When it comes to survival, being smart matters—a lot.

Apart from maturity, nothing will help keep you safer from predators than intelligence—specifically, applied intelligence—the second foundational element in our MIND acronym.

Young men commit most violence, and they are also its chief victims. But young women are especially vulnerable to violence and need to learn to stay safe.¹ While the last chapter was mostly about boys, much of this one is about girls. I want my daughters to be smart about how they interact with and navigate the world. This means being realistic about the threats they might face without getting caught up in what columnist Joanna Williams calls “the feminism of fear.”² This means being uninhibited about having normal interactions with boys and men, knowing when and how to be assertive, and being unafraid to speak their minds and defend their boundaries. This type of assertiveness requires confidence, which, in turn, requires maturity. All three of these traits must be nurtured for children to act intelligently.

No child will be able to defend their boundaries if they have no understanding of them. While sons often need boundaries to keep them in line, daughters often need them just to feel safe. Young girls who grow up without the safety that a strong father provides are less likely to develop the trust required to tell an adult when someone is trying to harm them. If they lack a safe, stable, loving, connected family environment, they will be more vulnerable to sexual predators and character-disordered creeps. They will be more likely to be picked out as targets and less likely to fight back.

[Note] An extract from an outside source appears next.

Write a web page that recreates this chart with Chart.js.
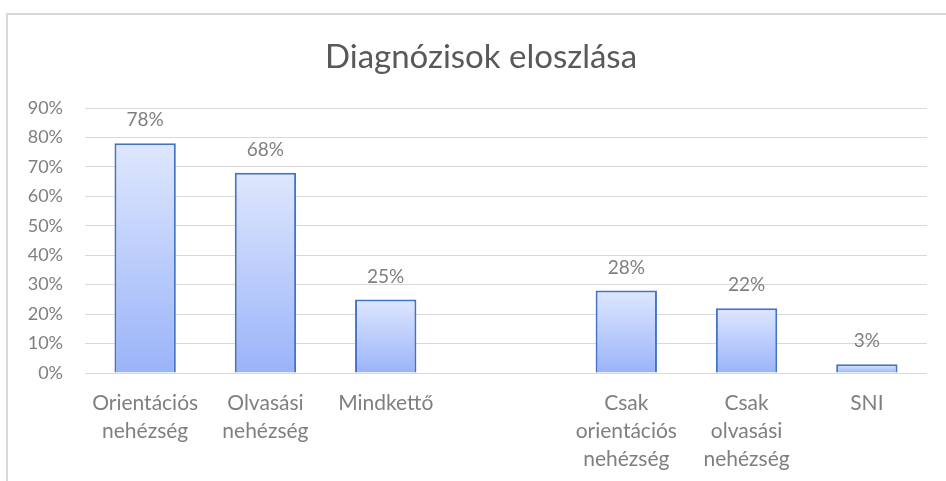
<!DOCTYPE html>
<html>
<head>
<meta charset="utf-8">
<script src="https://cdn.jsdelivr.net/npm/chart.js@4.4.1/dist/chart.umd.min.js"></script>
<style>
  html, body { margin: 0; padding: 0; background: #fff; }
  #wrap { position: relative; width: 946px; height: 481px; overflow: hidden; }
  #frame { position: absolute; left: 6px; top: 13px; width: 960px; height: 500px;
           border-left: 2px solid #d9d9d9; border-top: 2px solid #d9d9d9; box-sizing: border-box; }
  canvas { position: absolute; left: 0; top: 0; }
</style>
</head>
<body>
<div id="wrap">
  <div id="frame"></div>
  <canvas id="c" width="946" height="481"></canvas>
</div>
<script>
const chartTitle = 'Diagnózisok eloszlása';
const categories = [
  ['Orientációs', 'nehézség'],
  ['Olvasási', 'nehézség'],
  ['Mindkettő'],
  [''],
  ['Csak', 'orientációs', 'nehézség'],
  ['Csak', 'olvasási', 'nehézség'],
  ['SNI']
];
const values = [78, 68, 25, null, 28, 22, 3];
const yTicks = [0, 10, 20, 30, 40, 50, 60, 70, 80, 90];

const FONT = 'Lato, "Open Sans", sans-serif';

const labelPlugin = {
  id: 'barLabels',
  afterDatasetsDraw(chart) {
    const ctx = chart.ctx;
    const meta = chart.getDatasetMeta(0);
    ctx.save();
    ctx.font = '19px ' + FONT;
    ctx.fillStyle = '#7f7f7f';
    ctx.textAlign = 'center';
    ctx.textBaseline = 'middle';
    meta.data.forEach((el, i) => {
      const v = values[i];
      if (v === null || v === undefined) return;
      ctx.fillText(v + '%', el.x, el.y - 23);
    });
    ctx.restore();
  }
};

const titlePlugin = {
  id: 'frameTitle',
  afterDraw(chart) {
    const ctx = chart.ctx;
    ctx.save();
    ctx.font = '33px ' + FONT;
    ctx.fillStyle = '#595959';
    ctx.textAlign = 'center';
    ctx.textBaseline = 'middle';
    ctx.fillText(chartTitle, 481, 57);
    ctx.restore();
  }
};

function barGradient(context) {
  const chart = context.chart;
  const v = context.raw;
  const ys = chart.scales && chart.scales.y;
  if (v === null || v === undefined || !ys) return '#bccdfb';
  const top = ys.getPixelForValue(v);
  const bottom = ys.getPixelForValue(0);
  if (!isFinite(top) || !isFinite(bottom) || top === bottom) return '#bccdfb';
  const g = chart.ctx.createLinearGradient(0, top, 0, bottom);
  g.addColorStop(0, '#dee7fe');
  g.addColorStop(1, '#9ab4f9');
  return g;
}

new Chart(document.getElementById('c'), {
  type: 'bar',
  data: {
    labels: categories,
    datasets: [{
      data: values,
      backgroundColor: barGradient,
      borderColor: '#4472c4',
      borderWidth: 2,
      categoryPercentage: 1.0,
      barPercentage: 0.51
    }]
  },
  options: {
    responsive: false,
    animation: false,
    devicePixelRatio: 1,
    layout: { padding: { left: 8, right: 19, top: 108, bottom: 0 } },
    plugins: {
      legend: { display: false },
      tooltip: { enabled: false },
      title: { display: false }
    },
    scales: {
      x: {
        afterFit(scale) { scale.height = 108; },
        grid: { display: false, drawTicks: false },
        border: { display: false },
        ticks: {
          color: '#7f7f7f',
          font: { family: FONT, size: 21, lineHeight: 1.33 },
          padding: 16,
          maxRotation: 0,
          autoSkip: false
        }
      },
      y: {
        min: 0,
        max: 90,
        afterBuildTicks(scale) { scale.ticks = yTicks.map(v => ({ value: v })); },
        afterFit(scale) { scale.width = 77; },
        grid: { color: '#d9d9d9', lineWidth: 1, drawTicks: false },
        border: { display: false },
        ticks: {
          color: '#7f7f7f',
          font: { family: FONT, size: 18 },
          padding: 22,
          callback: (v) => v + '%'
        }
      }
    }
  },
  plugins: [labelPlugin, titlePlugin]
});
</script>
</body>
</html>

In short, they will be more likely to become victims,³ if for no other reason than they will lack the confidence to say no.⁴

The type of confidence I’m talking about cannot be faked.⁵ A girl might be able to mimic the appearance of confidence, and there are circumstances—athletic competitions, for example—when doing so might be useful, but that’s not true confidence. True confidence is the product of maturity—which, as discussed, involves empathy, impulse control, and self-awareness and is built by observing other strong, mature people and committing oneself to disciplined practice.

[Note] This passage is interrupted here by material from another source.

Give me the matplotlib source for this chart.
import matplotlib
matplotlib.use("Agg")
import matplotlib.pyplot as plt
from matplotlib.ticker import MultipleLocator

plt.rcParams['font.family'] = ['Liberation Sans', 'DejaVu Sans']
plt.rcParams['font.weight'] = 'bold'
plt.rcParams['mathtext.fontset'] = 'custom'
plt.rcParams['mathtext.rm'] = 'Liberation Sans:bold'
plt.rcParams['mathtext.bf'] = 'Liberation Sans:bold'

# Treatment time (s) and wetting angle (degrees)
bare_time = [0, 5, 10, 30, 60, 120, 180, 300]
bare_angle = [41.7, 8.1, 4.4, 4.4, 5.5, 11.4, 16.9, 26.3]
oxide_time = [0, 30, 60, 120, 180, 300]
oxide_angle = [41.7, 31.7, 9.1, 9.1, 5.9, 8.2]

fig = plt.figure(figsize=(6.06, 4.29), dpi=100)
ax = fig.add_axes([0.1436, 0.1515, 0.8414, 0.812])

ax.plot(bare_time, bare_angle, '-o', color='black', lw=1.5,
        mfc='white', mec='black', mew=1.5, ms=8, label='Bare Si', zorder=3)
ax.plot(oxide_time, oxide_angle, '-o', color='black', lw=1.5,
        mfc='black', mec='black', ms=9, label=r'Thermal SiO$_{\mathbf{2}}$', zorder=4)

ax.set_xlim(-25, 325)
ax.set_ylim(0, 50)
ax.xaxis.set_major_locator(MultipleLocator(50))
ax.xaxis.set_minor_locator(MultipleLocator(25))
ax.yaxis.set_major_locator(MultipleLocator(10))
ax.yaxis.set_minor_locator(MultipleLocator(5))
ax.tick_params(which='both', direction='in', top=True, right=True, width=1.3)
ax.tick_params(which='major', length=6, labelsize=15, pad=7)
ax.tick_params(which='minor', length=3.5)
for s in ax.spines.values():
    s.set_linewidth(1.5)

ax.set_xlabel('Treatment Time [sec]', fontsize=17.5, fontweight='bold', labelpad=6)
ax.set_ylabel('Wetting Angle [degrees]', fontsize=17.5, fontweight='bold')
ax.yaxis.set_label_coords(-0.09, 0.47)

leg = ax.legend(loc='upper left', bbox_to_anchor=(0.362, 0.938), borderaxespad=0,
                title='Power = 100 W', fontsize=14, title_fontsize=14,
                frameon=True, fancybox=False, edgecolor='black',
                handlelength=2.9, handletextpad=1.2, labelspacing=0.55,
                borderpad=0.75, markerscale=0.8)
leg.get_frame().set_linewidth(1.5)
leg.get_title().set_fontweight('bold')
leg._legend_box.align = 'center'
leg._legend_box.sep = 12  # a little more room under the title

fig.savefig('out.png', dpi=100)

One of my black belts, Leah Taylor, is a world-champion competitor.⁶ She trains every day, teaches at an SBG, and spars and wrestles with men all the time. She knows what it feels like to escape when a large man is trying to hold her down. She knows what it feels like to choke someone who doesn’t want to be choked. And this knowledge does two things. First, it makes her less likely to become selected by your typical street trash as a plausible victim—due to how she carries herself. And second, it makes her less likely to escalate a situation that doesn’t warrant it. Why? Because she harbors no fantasies about what she’s capable of doing, and she has no reason to prove anything outside the arena she competes in daily. In other words, she’s way more likely to stay safe and be smart than a person with no combat sports experience.



Download



Copyright Disclaimer:
This site does not store any files on its server. We only index and link to content provided by other sites. Please contact the content providers to delete copyright contents if any and email us, we'll remove relevant links or contents immediately.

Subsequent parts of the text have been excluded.